On 20 February 1981, the Holy Father met with members of Muslim communities at the Davao Airport in the Philippines, urging them to work together with their Christian brothers to build a more fraternal society, since “Muslims and Christians are really traveling in the same boat.”

Dear brothers, 

It is always a pleasure for me to meet members of Muslim communities on my travels and to extend my personal greetings and those of all their Christian brothers and sisters around the world. 

1. I deliberately address you as brothers: it is certain that we are because we are members of the same human family whose efforts – whether men realize it or not – aim at God and at the truth that comes from him. But we are especially brothers in God who created us and whom we seek to reach, each in his own way, through faith, prayer, worship, fidelity to his law and submission to his will. 

But aren't you above all brothers of the Christians of this great country due to the ties of nationality, history, geography, culture and hope for a better future, a future that you are building together? Isn't it fair to think that, in the Philippines, Muslims and Christians are really traveling in the same boat, through good fortune and bad luck, and that in the storms that are befalling the world, the safety of each individual depends on the efforts and cooperation of all? 

Let me elaborate a little on this last point. 

2. I address you as the spiritual head of the Catholic Church which has no power in the political field. I can only transmit to you Jesus' teaching and word: "Blessed are the peacemakers" He says in the Gospel, "for they will be called children of God" ( Mt 5:9). In another passage he says: “Whatever you want men to do to you, do it also to them; for this is the Law and the Prophets” ( Mt 5:9). These words, which I repeated to my brothers and sisters, to my sons and daughters in the Catholic Church, allow me to repeat them to you at this moment. 

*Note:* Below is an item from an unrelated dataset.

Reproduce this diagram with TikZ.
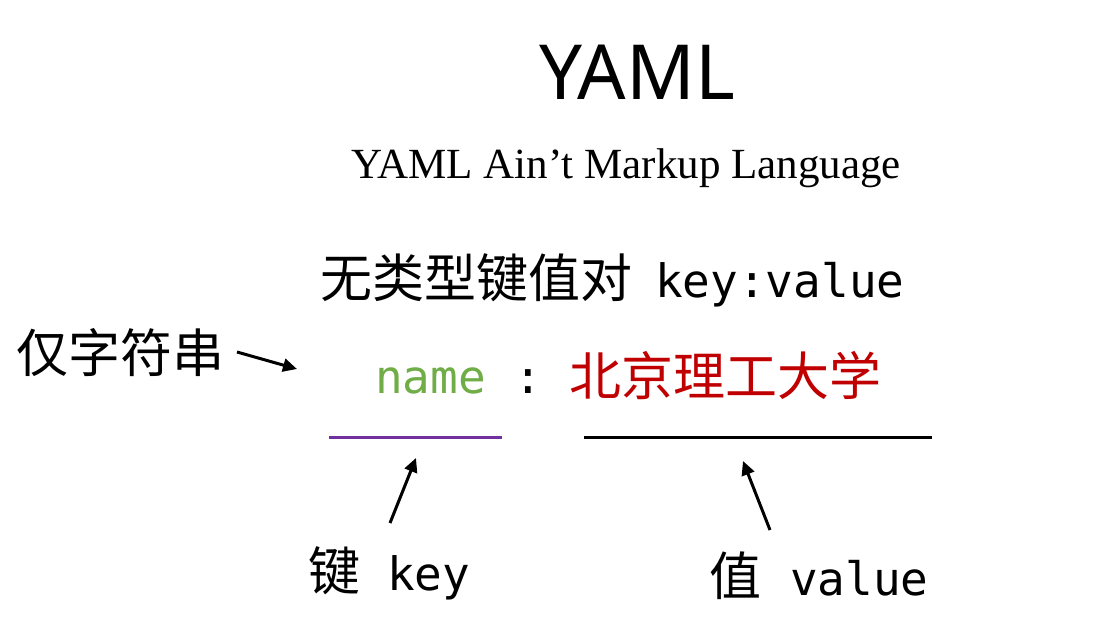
\documentclass[tikz,border=0pt]{standalone}
\usepackage{fontspec}
\setmainfont{Liberation Serif}
\newfontfamily\cjk{Noto Sans CJK SC}
\newfontfamily\monof{DejaVu Sans Mono}
\newfontfamily\titlef{Noto Sans}
\usetikzlibrary{arrows.meta}
\definecolor{keygreen}{HTML}{70AD47}
\definecolor{valred}{HTML}{C00000}
\definecolor{keypurple}{HTML}{7030A0}
\newcommand{\fsz}[1]{\fontsize{#1bp}{#1bp}\selectfont}
\tikzset{
  txt/.style={inner sep=0pt, anchor=base west},
  pointer/.style={line width=3bp, -{Triangle[length=14bp,width=13bp]}},
  underline/.style={line width=3bp},
}
\begin{document}
\begin{tikzpicture}[x=1bp,y=-1bp]
\useasboundingbox[fill=white] (0,0) rectangle (1105,631);
% title
\node[inner sep=0pt, anchor=base] (title) at (637,100) {\titlef\fsz{76}YAML};
\node[inner sep=0pt, anchor=base] (sub) at (626,179) {\fsz{43}YAML Ain’t Markup Language};
% line 1
\node[txt] (kv) at (320,298) {\cjk\fsz{52}无类型键值对};
\node[txt] (kvcode) at (655,298) {\monof\fsz{46}key:value};
% left label
\node[txt] (only) at (16,372) {\cjk\fsz{52}仅字符串};
% key / value row
\node[txt, text=keygreen] (name) at (375,393) {\monof\fsz{46}name};
\node[txt] (colon) at (514,393) {\monof\fsz{46}:};
\node[txt, text=valred] (bit) at (569,395) {\cjk\fsz{52}北京理工大学};
% underlines
\coordinate (kl) at (329,437);
\coordinate (kr) at (502,437);
\coordinate (vl) at (584,437);
\coordinate (vr) at (932,437);
\draw[underline, keypurple] (kl) -- (kr);
\draw[underline, black] (vl) -- (vr);
% bottom labels
\node[txt] (keylab) at (308,590) {\cjk\fsz{52}键\hspace{27bp}\monof\fsz{46}key};
\node[txt] (vallab) at (709,595) {\cjk\fsz{52}值\hspace{29bp}\monof\fsz{46}value};
% arrows
\coordinate (a1s) at (237,352);
\coordinate (a1e) at (297,369);
\coordinate (a2s) at (390,523);
\coordinate (a2e) at (416,458);
\coordinate (a3s) at (770,530);
\coordinate (a3e) at (743,461);
\draw[pointer] (a1s) -- (a1e);
\draw[pointer] (a2s) -- (a2e);
\draw[pointer] (a3s) -- (a3e);
\end{tikzpicture}
\end{document}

3. You share with Christians the same citizenship that you have acquired by living here and participating in the life of the nation, with all the obligations and duties that this entails. In addition to your Filipino nationality and the other qualities and values ​​common to all Filipinos, you are aware that you are the bearers of some specific qualities, among which the culture of Islam is perhaps the most evident. This is what adds to your shared national identity an original element that deserves attention and respect. 

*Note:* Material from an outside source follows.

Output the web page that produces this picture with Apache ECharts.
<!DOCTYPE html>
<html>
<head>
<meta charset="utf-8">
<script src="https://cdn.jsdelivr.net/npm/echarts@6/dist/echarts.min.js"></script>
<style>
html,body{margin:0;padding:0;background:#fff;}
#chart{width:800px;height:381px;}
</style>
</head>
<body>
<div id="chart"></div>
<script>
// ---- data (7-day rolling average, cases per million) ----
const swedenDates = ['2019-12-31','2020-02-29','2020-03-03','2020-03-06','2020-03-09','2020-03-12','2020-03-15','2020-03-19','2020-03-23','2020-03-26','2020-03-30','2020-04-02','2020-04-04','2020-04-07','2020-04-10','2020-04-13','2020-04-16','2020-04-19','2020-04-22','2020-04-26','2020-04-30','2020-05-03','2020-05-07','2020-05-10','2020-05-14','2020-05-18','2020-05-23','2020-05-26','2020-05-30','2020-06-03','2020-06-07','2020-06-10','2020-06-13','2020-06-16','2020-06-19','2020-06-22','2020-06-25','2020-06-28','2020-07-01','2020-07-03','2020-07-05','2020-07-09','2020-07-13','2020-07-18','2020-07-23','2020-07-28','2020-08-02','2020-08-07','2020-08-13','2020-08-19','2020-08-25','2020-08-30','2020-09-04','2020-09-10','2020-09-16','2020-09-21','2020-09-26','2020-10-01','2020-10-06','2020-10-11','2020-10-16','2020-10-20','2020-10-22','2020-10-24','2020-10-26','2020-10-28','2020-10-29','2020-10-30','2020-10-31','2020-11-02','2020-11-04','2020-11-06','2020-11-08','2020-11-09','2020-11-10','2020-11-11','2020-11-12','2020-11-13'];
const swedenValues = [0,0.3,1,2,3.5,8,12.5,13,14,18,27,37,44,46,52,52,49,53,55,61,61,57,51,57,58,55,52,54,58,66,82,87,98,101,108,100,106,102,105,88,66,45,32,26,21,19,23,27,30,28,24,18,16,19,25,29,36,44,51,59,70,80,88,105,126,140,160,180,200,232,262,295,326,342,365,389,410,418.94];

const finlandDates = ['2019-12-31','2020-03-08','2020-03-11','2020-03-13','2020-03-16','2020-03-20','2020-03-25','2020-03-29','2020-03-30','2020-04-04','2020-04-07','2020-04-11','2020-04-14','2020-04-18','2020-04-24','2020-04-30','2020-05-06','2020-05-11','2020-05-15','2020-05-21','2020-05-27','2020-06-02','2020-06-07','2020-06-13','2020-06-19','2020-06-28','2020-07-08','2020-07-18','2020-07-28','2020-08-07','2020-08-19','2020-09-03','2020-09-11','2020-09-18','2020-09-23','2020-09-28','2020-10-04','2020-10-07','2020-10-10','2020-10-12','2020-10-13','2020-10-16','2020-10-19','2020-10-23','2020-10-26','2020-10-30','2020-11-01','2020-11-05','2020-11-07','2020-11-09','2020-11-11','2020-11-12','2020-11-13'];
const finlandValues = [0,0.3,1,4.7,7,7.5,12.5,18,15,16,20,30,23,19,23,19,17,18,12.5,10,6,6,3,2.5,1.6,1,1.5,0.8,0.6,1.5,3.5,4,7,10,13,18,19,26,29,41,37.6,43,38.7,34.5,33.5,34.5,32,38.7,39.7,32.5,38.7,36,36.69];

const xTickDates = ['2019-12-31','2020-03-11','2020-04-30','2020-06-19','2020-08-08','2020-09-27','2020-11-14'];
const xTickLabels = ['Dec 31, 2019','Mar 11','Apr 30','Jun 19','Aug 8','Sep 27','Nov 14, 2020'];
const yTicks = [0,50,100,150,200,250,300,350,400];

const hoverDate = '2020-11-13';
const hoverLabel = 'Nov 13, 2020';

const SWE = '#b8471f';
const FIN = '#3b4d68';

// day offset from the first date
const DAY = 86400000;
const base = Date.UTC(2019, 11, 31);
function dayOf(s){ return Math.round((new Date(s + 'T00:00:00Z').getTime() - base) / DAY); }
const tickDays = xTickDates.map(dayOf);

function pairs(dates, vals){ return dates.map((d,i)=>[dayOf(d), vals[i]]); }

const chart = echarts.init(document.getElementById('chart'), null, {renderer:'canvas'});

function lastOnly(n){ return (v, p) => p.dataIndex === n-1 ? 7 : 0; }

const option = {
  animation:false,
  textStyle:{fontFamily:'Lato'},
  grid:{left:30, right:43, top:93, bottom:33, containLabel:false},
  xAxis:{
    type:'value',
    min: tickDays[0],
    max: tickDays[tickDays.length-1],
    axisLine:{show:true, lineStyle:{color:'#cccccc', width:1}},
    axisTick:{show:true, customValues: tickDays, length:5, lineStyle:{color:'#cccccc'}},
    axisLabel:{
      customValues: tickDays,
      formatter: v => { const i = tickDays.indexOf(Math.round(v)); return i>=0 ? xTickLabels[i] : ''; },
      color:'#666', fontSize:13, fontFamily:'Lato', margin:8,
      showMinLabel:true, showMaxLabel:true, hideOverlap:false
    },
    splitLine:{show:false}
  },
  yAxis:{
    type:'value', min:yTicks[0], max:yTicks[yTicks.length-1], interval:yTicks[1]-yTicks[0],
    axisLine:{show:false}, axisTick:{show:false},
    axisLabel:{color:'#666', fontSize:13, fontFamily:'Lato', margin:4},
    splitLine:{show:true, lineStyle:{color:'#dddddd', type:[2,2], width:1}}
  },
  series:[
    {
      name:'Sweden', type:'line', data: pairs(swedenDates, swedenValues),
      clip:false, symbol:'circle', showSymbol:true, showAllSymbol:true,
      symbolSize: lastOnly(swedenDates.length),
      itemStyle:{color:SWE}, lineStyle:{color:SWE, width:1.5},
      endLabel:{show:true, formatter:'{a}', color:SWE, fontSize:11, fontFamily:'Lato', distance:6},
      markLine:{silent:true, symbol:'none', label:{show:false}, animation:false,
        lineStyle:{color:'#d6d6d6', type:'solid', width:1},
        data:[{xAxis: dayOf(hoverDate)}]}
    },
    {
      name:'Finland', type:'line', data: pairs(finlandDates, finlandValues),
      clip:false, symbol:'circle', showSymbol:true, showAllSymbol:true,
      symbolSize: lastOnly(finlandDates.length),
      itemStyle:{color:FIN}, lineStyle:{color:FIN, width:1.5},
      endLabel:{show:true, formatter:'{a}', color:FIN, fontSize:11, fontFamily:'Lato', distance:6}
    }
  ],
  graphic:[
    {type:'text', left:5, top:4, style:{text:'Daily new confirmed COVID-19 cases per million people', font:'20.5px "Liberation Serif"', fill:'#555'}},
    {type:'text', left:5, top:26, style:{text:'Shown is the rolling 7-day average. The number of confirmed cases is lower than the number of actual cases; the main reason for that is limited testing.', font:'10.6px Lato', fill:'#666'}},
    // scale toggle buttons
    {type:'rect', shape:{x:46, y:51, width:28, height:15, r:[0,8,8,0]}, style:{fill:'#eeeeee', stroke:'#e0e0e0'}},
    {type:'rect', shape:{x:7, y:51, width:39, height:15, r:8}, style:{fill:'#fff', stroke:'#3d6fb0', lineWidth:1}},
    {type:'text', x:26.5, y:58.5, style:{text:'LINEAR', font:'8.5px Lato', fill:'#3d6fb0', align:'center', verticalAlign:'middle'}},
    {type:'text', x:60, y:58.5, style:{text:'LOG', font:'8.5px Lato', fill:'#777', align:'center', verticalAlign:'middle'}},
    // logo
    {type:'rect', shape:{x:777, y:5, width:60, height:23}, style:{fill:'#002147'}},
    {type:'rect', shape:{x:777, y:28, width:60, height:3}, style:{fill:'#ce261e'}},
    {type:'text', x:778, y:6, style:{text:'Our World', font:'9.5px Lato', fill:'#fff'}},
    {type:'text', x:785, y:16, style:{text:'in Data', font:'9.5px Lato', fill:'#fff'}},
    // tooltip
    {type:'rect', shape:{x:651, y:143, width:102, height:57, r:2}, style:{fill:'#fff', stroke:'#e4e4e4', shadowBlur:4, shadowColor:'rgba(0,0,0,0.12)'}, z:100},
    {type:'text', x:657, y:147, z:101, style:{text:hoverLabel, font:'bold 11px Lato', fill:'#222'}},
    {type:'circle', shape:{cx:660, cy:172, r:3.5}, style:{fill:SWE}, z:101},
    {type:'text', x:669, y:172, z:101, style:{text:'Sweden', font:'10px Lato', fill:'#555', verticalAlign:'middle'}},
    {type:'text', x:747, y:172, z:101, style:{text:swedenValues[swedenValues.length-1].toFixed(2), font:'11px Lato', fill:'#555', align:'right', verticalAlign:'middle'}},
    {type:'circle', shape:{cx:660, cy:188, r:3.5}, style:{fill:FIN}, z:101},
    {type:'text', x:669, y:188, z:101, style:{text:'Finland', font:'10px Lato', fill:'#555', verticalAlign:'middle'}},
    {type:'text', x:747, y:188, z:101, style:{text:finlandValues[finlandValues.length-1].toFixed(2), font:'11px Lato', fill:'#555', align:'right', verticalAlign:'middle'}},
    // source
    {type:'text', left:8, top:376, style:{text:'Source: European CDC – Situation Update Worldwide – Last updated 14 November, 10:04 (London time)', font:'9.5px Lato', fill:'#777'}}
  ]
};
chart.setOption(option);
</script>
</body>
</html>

Your well-being and that of your Christian brothers and sisters requires a climate of mutual esteem and trust. You know like me that in the past this climate has too often deteriorated, to the detriment of all relationships. 

But, dear friends, we know all too well that there is no positive reason why that past should be revived today. If anything, we should look back with sorrow on the past, to ensure a better future is established. And you have the enviable and decisive task of helping to build this future, the future of your Muslim children, as well as the harmonious future of the entire Philippine nation. 

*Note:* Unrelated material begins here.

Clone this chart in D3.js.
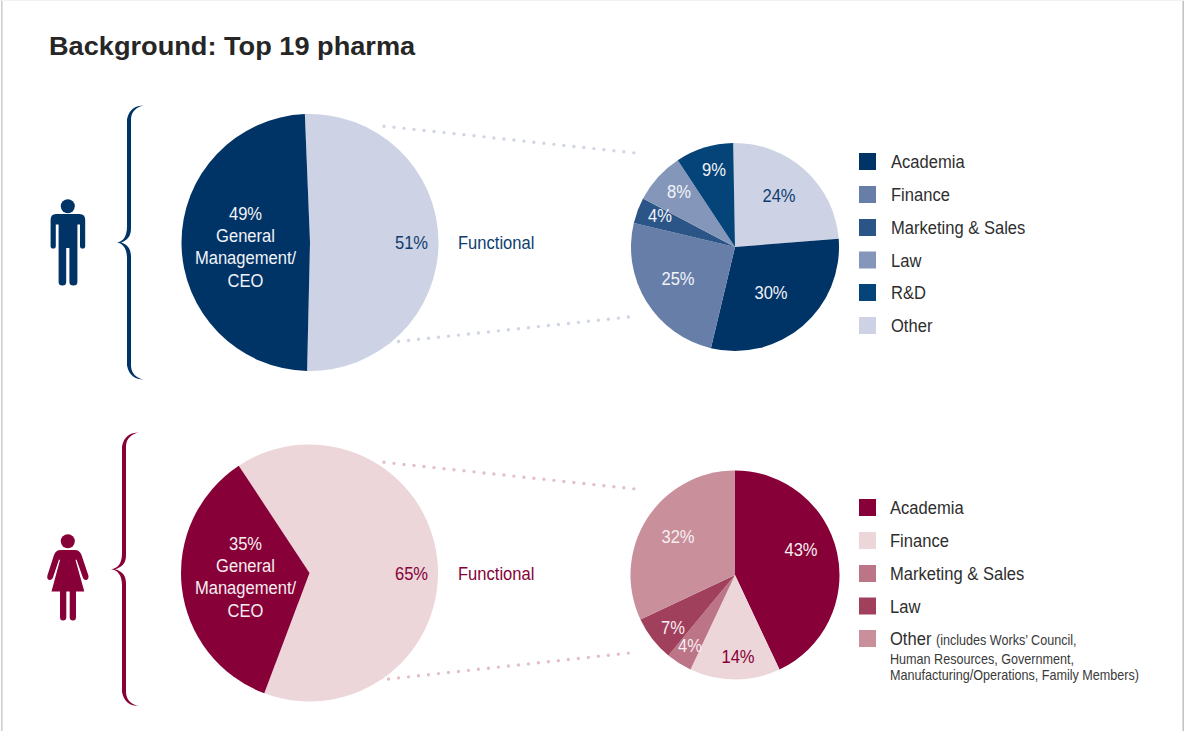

I know that you and your Christian brothers and sisters are becoming increasingly aware of the responsibilities that weigh upon your generation. For some years now, you have felt an urgent need to sit down together, address your issues, and re-establish mutual esteem and trust. A fruitful dialogue thus began and, since then, not a year has passed without you meeting your Christian fellow citizens, under the auspices of government bodies or private institutions, in Marawi City, Cotabato, Cagayan de Oro, Jolo, Zam boanga, Tagaytay and also in this pleasant city of Davao. 

4. I greet all these efforts with great satisfaction and heartily encourage their expansion. Society cannot bring its citizens the happiness they expect without society itself being built on dialogue. Dialogue, in turn, is built on trust and trust presupposes not only justice, but mercy. Undoubtedly, equality and freedom, which are the foundation of any society, require law and justice. But, as I said in a recent letter addressed to the entire Catholic Church, justice by itself is not enough: "...the equality introduced through justice is limited to the realm of objective and extrinsic goods, while love and mercy cause men to meet one another in that value which is man himself, with the dignity which is proper to him” (John Paul II,Dives in Misericordia , 14). 

Dear Muslims, my brothers: I would like to add that we Christians, like you, seek the basis and model of mercy in God himself, the God to whom your Book gives the beautiful name of al-Rahman, while the Bible calls him al-Rahum, the Merciful. 

5. Only within this religious structure and its common promises of faith can we effectively speak of mutual respect, openness and collaboration between Christians and Muslims. Then comes the will to work together, to build a more fraternal society. Despite the geographical nature of your great country, it is more appropriate today than ever to repeat the saying: "no man is an island". 

My dear friends, I want you to be convinced that your Christian brothers and sisters need you and need your love. And the whole world, with its longing for greater peace, fraternity and harmony, needs to see a brotherly coexistence between Christians and Muslims in a modern, believing and peaceful Philippine nation.